I understood your analogy, its just that your analogy is wrong. The variability itself is what will prevent mobile data systems from being able to provide *adequate* data bandwidth for the number of users and applications. If our power grid operated like mobile broadband, we would be living in constant brownouts throughout the entire day, and our apps (appliances in this case) would be struggling to maintain their operation.
But to assume that this means it is impossible to provide enough
bandwidth to serve expected applications at service levels that
subscribers will find adequate (as you seem to assume) is a gross
and inaccurate generalization.
I amend my statement to say that "considering the political, technical and operational limitations, mobile broadband will not be able to deliver adequate broadband services over the next ten years." After that, who knows. Ten years is forever in Internet time.

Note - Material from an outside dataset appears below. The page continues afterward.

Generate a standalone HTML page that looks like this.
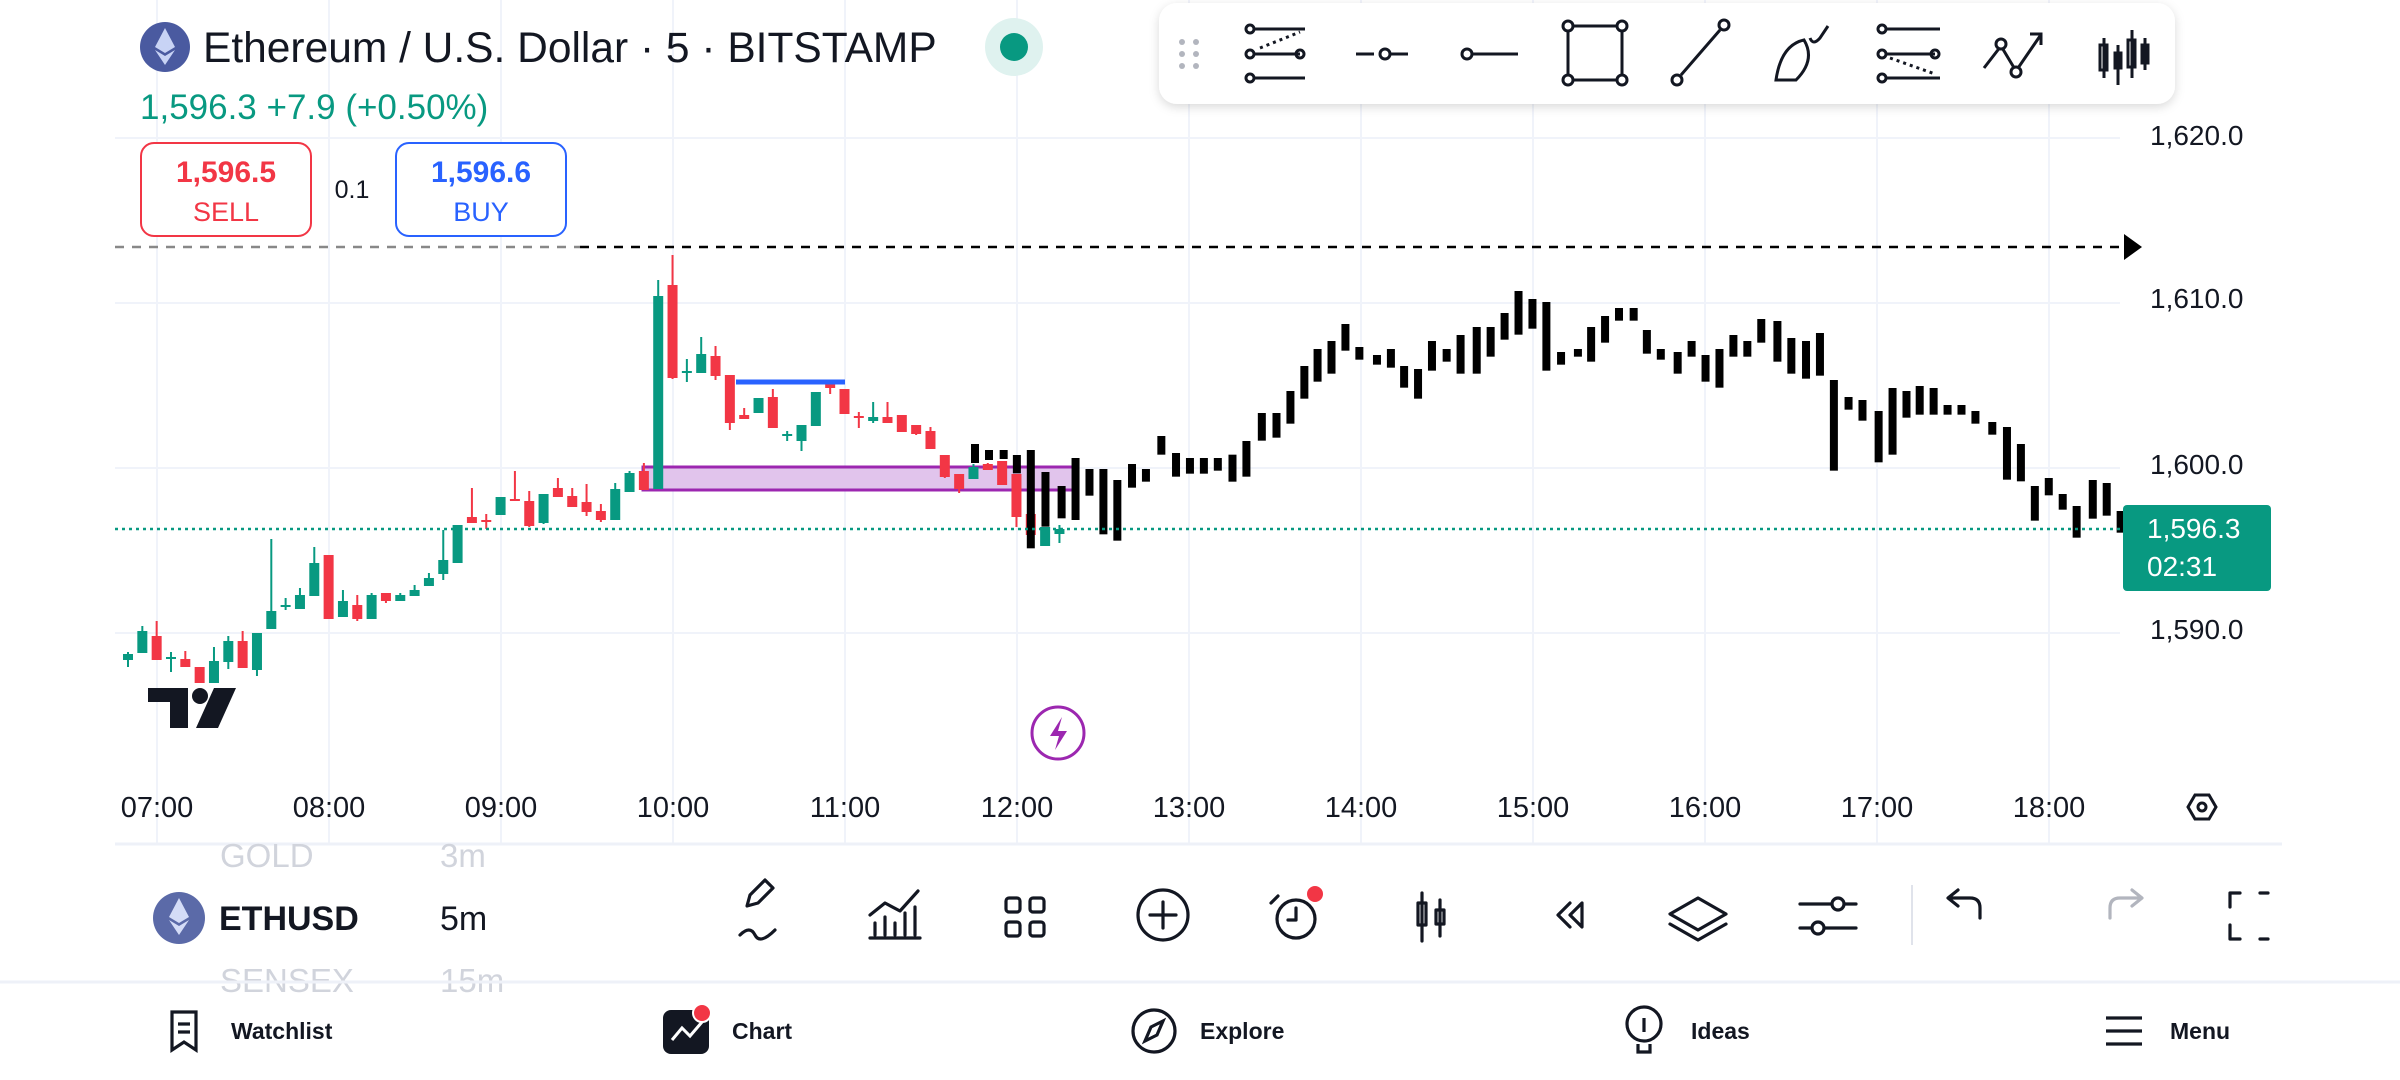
<!DOCTYPE html>
<html><head><meta charset="utf-8"><style>
html,body{margin:0;padding:0;background:#fff;width:2400px;height:1080px;overflow:hidden;font-family:"Liberation Sans",sans-serif;}
svg{position:absolute;left:0;top:0}
text{font-family:"Liberation Sans",sans-serif}
</style></head><body>
<svg id="s" width="2400" height="1080" viewBox="0 0 2400 1080" xmlns="http://www.w3.org/2000/svg">
<g id="grid" stroke="#f0f3fa" stroke-width="2"></g>
<g id="series"></g>
<g id="over"></g>
</svg>
<script>
const NS="http://www.w3.org/2000/svg";
function el(p,t,a,txt){const e=document.createElementNS(NS,t);for(const k in a)e.setAttribute(k,a[k]);if(txt!==undefined)e.textContent=txt;p.appendChild(e);return e;}
const S=document.getElementById('s'),G=document.getElementById('grid'),R=document.getElementById('series'),O=document.getElementById('over');
[138,303,468,633].forEach(y=>el(G,'line',{x1:115,x2:2120,y1:y,y2:y}));
for(let h=0;h<12;h++){const x=157+h*172;el(G,'line',{x1:x,x2:x,y1:0,y2:843});}
el(R,'rect',{x:643,y:467,width:431,height:23,fill:'#e1c4ec',stroke:'#9c27b0','stroke-width':3});
const bars=[[975,444,463],[989,450,460]];
const Z=[[5,570,597],[23,585,640],[42,570,865],[62,636,800],[84,678,775],[103,594,780],[122,627,707],[141,627,823],[160,660,842],[180,612,683],[199,627,665],[220,528,584],[240,579,650],[259,594,641],[278,594,641],[297,594,632],[317,584,665],[336,543,650],[357,459,542],[377,459,533],[396,393,491],[415,318,416],[433,267,365],[452,243,341],[471,192,272],[490,261,299],[514,285,314],[533,267,323],[551,318,383],[570,327,416],[589,243,332],[609,267,305],[628,225,341],[650,201,341],[669,201,290],[688,159,239],[707,93,224],[726,117,206],[745,126,332],[765,276,314],[788,267,290],[806,201,305],[825,168,248],[844,144,182],[864,144,182],[882,210,281],[901,267,299],[924,276,341],[943,243,290],[962,285,365],[981,267,383],[1000,225,290],[1019,243,290],[1038,177,248],[1060,183,305],[1079,234,341],[1099,243,356],[1118,219,347],[1137,360,632],[1157,411,449],[1176,420,482],[1198,453,607],[1217,384,584],[1236,393,473],[1254,378,464],[1273,384,464],[1292,435,464],[1311,435,464],[1330,453,491],[1353,486,524],[1373,501,659],[1392,552,664],[1411,678,782],[1430,654,706],[1449,702,749],[1468,738,833],[1490,660,776],[1509,669,767],[1528,753,818]];
Z.forEach(b=>bars.push([1000+b[0]/1.3635,260+b[1]/3,260+b[2]/3]));
const C=[['g',654,660,652,667],['g',631,653,626,653],['r',636,660,621,660],['g',657,659,652,672],['r',659,667,651,667],['r',667,683,667,683],['g',661,683,647,683],['g',641,662,636,669],['r',641,668,631,668],['g',633,670,633,676],['g',611,629,539,629],['g',605,607,598,610],['g',595,609,588,609],['g',563,596,547,596],['r',555,619,555,619],['g',601,617,590,617],['r',605,619,595,621],['g',595,619,593,619],['r',593,601,593,603],['g',595,601,593,601],['g',590,596,585,596],['g',578,586,573,586],['g',560,574,530,580],['g',525,563,525,563],['r',517,523,488,523],['r',520,522,514,529],['g',497,515,497,515],['r',499,501,471,501],['r',501,526,491,527],['g',494,523,494,524],['r',488,497,478,497],['r',496,507,488,507],['r',502,512,484,516],['r',511,520,504,522],['g',489,520,483,520],['g',473,492,471,492],['r',471,490,463,490],
['g',296,489,280,489],['r',285,378,255,379],['g',371,373,359,382],['g',354,373,337,373],['r',356,376,346,380],['r',375,423,375,430],['r',415,419,408,419],['g',398,413,398,413],['r',397,428,389,428],['g',434,436,431,441],['g',425,441,425,451],['g',392,426,392,426],['r',382,388,382,394],['r',389,414,389,414],['r',416,418,412,428],['g',417,421,402,423],['r',417,423,402,423],['r',415,432,415,432],['r',425,434,425,435],['r',431,449,427,449],['r',455,477,455,478],['r',474,489,474,493],['g',467,479,464,479],['r',464,470,463,470],['r',461,485,461,485],['r',474,517,474,527],['r',514,535,514,537],['g',527,546,527,546],['g',529,534,525,543]];
C.forEach((c,i)=>{const x=128+i*14.33,col=c[0]=='g'?'#089981':'#f23645';
el(R,'line',{x1:x,x2:x,y1:c[3],y2:c[4],stroke:col,'stroke-width':2});
el(R,'rect',{x:x-5,y:c[1],width:10,height:Math.max(2,c[2]-c[1]),fill:col});});
bars.forEach(b=>el(R,'rect',{x:b[0]-4,y:b[1],width:8,height:b[2]-b[1],fill:'#000'}));
el(R,'line',{x1:736,x2:845,y1:382,y2:382,stroke:'#2962ff','stroke-width':5});
el(O,'line',{x1:115,x2:580,y1:247,y2:247,stroke:'#888','stroke-width':2.5,'stroke-dasharray':'9 8'});
el(O,'line',{x1:580,x2:2122,y1:247,y2:247,stroke:'#000','stroke-width':2.5,'stroke-dasharray':'9 8'});
el(O,'path',{d:'M2124 234 L2142 247 L2124 260 Z',fill:'#000'});
el(O,'line',{x1:115,x2:2122,y1:529,y2:529,stroke:'#089981','stroke-width':2.5,'stroke-dasharray':'3 4'});
[['1,620.0',135],['1,610.0',298],['1,600.0',464],['1,590.0',629]].forEach(p=>el(O,'text',{x:2150,y:p[1]+10,'font-size':28,fill:'#131722'},p[0]));
el(O,'rect',{x:2123,y:505,width:148,height:86,rx:4,fill:'#089981'});
el(O,'text',{x:2147,y:538,'font-size':28,fill:'#fff'},'1,596.3');
el(O,'text',{x:2147,y:576,'font-size':28,fill:'#fff'},'02:31');
['07:00','08:00','09:00','10:00','11:00','12:00','13:00','14:00','15:00','16:00','17:00','18:00'].forEach((t,i)=>el(O,'text',{x:157+i*172,y:817,'font-size':29,fill:'#131722','text-anchor':'middle'},t));
el(O,'rect',{x:0,y:780,width:118,height:60,fill:'#fff'});
el(O,'path',{d:'M2188 807 l7 -12 h14 l7 12 l-7 12 h-14 z',fill:'none',stroke:'#131722','stroke-width':3});
el(O,'circle',{cx:2202,cy:807,r:4,fill:'none',stroke:'#131722','stroke-width':3});
el(O,'line',{x1:115,x2:2282,y1:844,y2:844,stroke:'#eef1f8','stroke-width':3});
</script>
<svg width="2400" height="1080" viewBox="0 0 2400 1080" xmlns="http://www.w3.org/2000/svg" style="pointer-events:none">
<g fill="#131722"><path d="M148 688 h40 v40 h-18 v-26 h-22 z"/><circle cx="200" cy="696" r="8"/><path d="M214 688 h22 l-18 40 h-22 z"/></g>
<circle cx="1058" cy="733" r="26" fill="#fff" stroke="#9c27b0" stroke-width="3"/>
<path d="M1062 717 l-12 19 h9 l-4 14 l12 -19 h-9 z" fill="#9c27b0"/>
<circle cx="165" cy="47" r="25" fill="#4a5aa0"/>
<path d="M165 28 l-10 19 l10 6 l10 -6 z M165 56 l-10 -6 l10 15 l10 -15 z" fill="#c8d3f5"/>
<text x="203" y="62" font-size="42.5" fill="#131722">Ethereum / U.S. Dollar · 5 · BITSTAMP</text>
<circle cx="1014" cy="47" r="29" fill="#dff2ef"/><circle cx="1014" cy="47" r="14" fill="#089981"/>
<text x="140" y="119" font-size="35" fill="#089981">1,596.3  +7.9 (+0.50%)</text>
<rect x="141" y="143" width="170" height="93" rx="13" fill="#fff" stroke="#f23645" stroke-width="2"/>
<text x="226" y="182" font-size="30" font-weight="bold" fill="#f23645" text-anchor="middle">1,596.5</text>
<text x="226" y="221" font-size="27" fill="#f23645" text-anchor="middle">SELL</text>
<text x="352" y="198" font-size="25" fill="#131722" text-anchor="middle">0.1</text>
<rect x="396" y="143" width="170" height="93" rx="13" fill="#fff" stroke="#2962ff" stroke-width="2"/>
<text x="481" y="182" font-size="30" font-weight="bold" fill="#2962ff" text-anchor="middle">1,596.6</text>
<text x="481" y="221" font-size="27" fill="#2962ff" text-anchor="middle">BUY</text>
<defs><filter id="sh" x="-5%" y="-30%" width="110%" height="170%"><feDropShadow dx="0" dy="3" stdDeviation="5" flood-color="#000" flood-opacity="0.15"/></filter></defs>
<rect x="1159" y="3" width="1016" height="101" rx="18" fill="#fff" filter="url(#sh)"/>
<g fill="#b2b5be"><circle cx="1182" cy="42" r="3"/><circle cx="1196" cy="42" r="3"/><circle cx="1182" cy="54" r="3"/><circle cx="1196" cy="54" r="3"/><circle cx="1182" cy="66" r="3"/><circle cx="1196" cy="66" r="3"/></g>
<g fill="none" stroke="#131722" stroke-width="3">
<circle cx="1250" cy="29" r="4"/><line x1="1254" y1="29" x2="1305" y2="29"/><circle cx="1250" cy="54" r="4"/><line x1="1254" y1="54" x2="1300" y2="54"/><circle cx="1300" cy="54" r="4"/><circle cx="1250" cy="78" r="4"/><line x1="1254" y1="78" x2="1305" y2="78"/><line x1="1260" y1="48" x2="1300" y2="32" stroke-dasharray="3 4"/>
<line x1="1356" y1="54" x2="1374" y2="54"/><circle cx="1385" cy="54" r="5"/><line x1="1390" y1="54" x2="1408" y2="54"/>
<circle cx="1467" cy="54" r="5"/><line x1="1472" y1="54" x2="1518" y2="54"/>
<rect x="1568" y="26" width="54" height="54"/><circle cx="1568" cy="26" r="5" fill="#fff"/><circle cx="1622" cy="26" r="5" fill="#fff"/><circle cx="1568" cy="80" r="5" fill="#fff"/><circle cx="1622" cy="80" r="5" fill="#fff"/>
<line x1="1681" y1="75" x2="1720" y2="30"/><circle cx="1677" cy="80" r="5" fill="#fff"/><circle cx="1724" cy="25" r="5" fill="#fff"/>
<path d="M1776 80 q5 -35 28 -40 q12 20 -8 40 z M1810 38 q3 8 10 0 l8 -12"/>
<circle cx="1882" cy="29" r="4"/><line x1="1886" y1="29" x2="1940" y2="29"/><circle cx="1882" cy="54" r="4"/><line x1="1886" y1="54" x2="1935" y2="54"/><circle cx="1935" cy="54" r="4"/><circle cx="1882" cy="78" r="4"/><line x1="1886" y1="78" x2="1940" y2="78"/><line x1="1890" y1="58" x2="1935" y2="74" stroke-dasharray="3 4"/>
<path d="M1984 68 l17 -22 l15 25 l24 -35 M2030 34 h11 v11"/><circle cx="2001" cy="44" r="5" fill="#fff"/><circle cx="2016" cy="72" r="5" fill="#fff"/>
<line x1="2104" y1="38" x2="2104" y2="78"/><rect x="2100" y="45" width="7" height="25"/><line x1="2118" y1="45" x2="2118" y2="85"/><rect x="2115" y="53" width="6" height="15"/><line x1="2132" y1="30" x2="2132" y2="78"/><rect x="2128" y="40" width="7" height="27"/><line x1="2145" y1="38" x2="2145" y2="70"/><rect x="2142" y="45" width="6" height="18"/>
</g>
<text x="220" y="867" font-size="33" fill="#d1d4dc">GOLD</text><text x="440" y="867" font-size="33" fill="#d1d4dc">3m</text>
<circle cx="179" cy="918" r="26" fill="#5b6aa8"/><path d="M179 898 l-10 19 l10 6 l10 -6 z M179 926 l-10 -6 l10 15 l10 -15 z" fill="#d4dcf7"/>
<text x="219" y="930" font-size="34" font-weight="bold" fill="#131722">ETHUSD</text>
<text x="440" y="930" font-size="34" fill="#131722">5m</text>
<text x="220" y="992" font-size="33" fill="#d1d4dc">SENSEX</text><text x="440" y="992" font-size="33" fill="#d1d4dc">15m</text>
<g fill="none" stroke="#131722" stroke-width="3.2" stroke-linecap="round" stroke-linejoin="round">
<path d="M750 895 l15 -15 l8 8 l-15 15 l-11 3 z M740 935 q10 -10 15 0 t20 -5"/>
<path d="M870 938 h50 M875 935 v-12 M885 935 v-18 M895 935 v-12 M905 935 v-22 M915 935 v-28 M870 915 l15 -12 l15 8 l18 -20"/>
<rect x="1006" y="898" width="14" height="14" rx="3"/><rect x="1030" y="898" width="14" height="14" rx="3"/><rect x="1006" y="922" width="14" height="14" rx="3"/><rect x="1030" y="922" width="14" height="14" rx="3"/>
<circle cx="1163" cy="915" r="25"/><path d="M1163 902 v26 M1150 915 h26"/>
<circle cx="1296" cy="919" r="19"/><path d="M1296 908 v12 h-8 M1278 896 l-7 7"/>
<path d="M1422 893 v48 M1418 903 h8 v22 h-8 z M1440 900 v36 M1436 910 h8 v14 h-8 z"/>
<path d="M1570 903 l-12 12 l12 12 M1582 903 l-12 12 l12 12 z"/>
<path d="M1698 898 l-28 16 l28 16 l28 -16 z M1670 924 l28 16 l28 -16"/>
<path d="M1800 904 h56 M1800 928 h56"/><circle cx="1838" cy="904" r="6" fill="#fff"/><circle cx="1818" cy="928" r="6" fill="#fff"/>
<path d="M1980 918 v-10 q0 -10 -10 -10 h-20 M1958 890 l-10 8 l10 8"/>
<path d="M2110 918 v-10 q0 -10 10 -10 h20 M2132 890 l10 8 l-10 8" stroke="#b2b5be"/>
<path d="M2240 893 h-10 v14 M2230 925 v14 h10 M2260 893 h8 M2260 939 h8"/>
</g>
<circle cx="1315" cy="894" r="8" fill="#f23645"/>
<line x1="1912" y1="885" x2="1912" y2="945" stroke="#e0e3eb" stroke-width="2"/>
<line x1="0" y1="982" x2="2400" y2="982" stroke="#eef1f8" stroke-width="3"/>
<g fill="none" stroke="#131722" stroke-width="3.2">
<path d="M172 1012 h24 v38 l-12 -8 l-12 8 z M178 1024 h12 M178 1032 h12"/>
<circle cx="1154" cy="1031" r="21"/><path d="M1163 1021 l-6 14 l-12 6 l6 -14 z"/>
<circle cx="1644" cy="1024" r="17"/><path d="M1638 1044 v8 h12 v-8 M1644 1018 v14"/>
<path d="M2106 1018 h36 M2106 1031 h36 M2106 1044 h36"/>
</g>
<rect x="663" y="1010" width="46" height="44" rx="8" fill="#131722"/>
<path d="M672 1040 l10 -12 l8 8 l12 -14" fill="none" stroke="#fff" stroke-width="3"/>
<circle cx="702" cy="1013" r="9" fill="#f23645" stroke="#fff" stroke-width="2"/>
<g font-size="23" fill="#131722" font-weight="bold">
<text x="231" y="1039">Watchlist</text><text x="732" y="1039">Chart</text><text x="1200" y="1039">Explore</text><text x="1691" y="1039">Ideas</text><text x="2170" y="1039">Menu</text>
</g>
</svg>
</body></html>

Obviously, keeping up in the
   bandwidth battles requires both capital and *access* to bandwidth
   and backhauls at reasonable prices.  That's where smaller
   operators have been given the shaft, at the hands of the massive
   dominants.  And that's another area where regulation could be a
   big help.  Without it, the smaller operators will be at an ever
   greater disadvantage, to the glee of the big telco and cable boys
   in ISP-land.

       -- Lauren Weinstein
          NNSquad Moderator ]
I can't complaint about access to bandwidth and backhauls at reasonable prices. I don't do business with telcos and have two (soon to be three) fiber networks to my NOC. This summer, I will turn on a GigE Internet backbone for less than what my current 100meg connection is costing me. Where I don't have access to fiber, I put up my own microwave backhauls. It would have been easier if I could have had access to the telco networks, but they are so crooked and the networks are so unreliable that it made more sense to just put up our own and control our own network.

And that is where regulation is a bigger hurt than it could ever be help. NN regulation will attempt to impose restrictions on what I do with my privately funded, non government subsidized network. It is not going to happen. I have to walk a pretty fine line between investing in network upgrades and managing capacity. Reasonable network management is a very important part of that equation, and taking that away would do far more damage to my viability than anything that the big telco or cable boys would ever do.

NN advocates may get a win in the legislation, but be careful what you wish for - you might just get it. Internet Brownouts for everyone!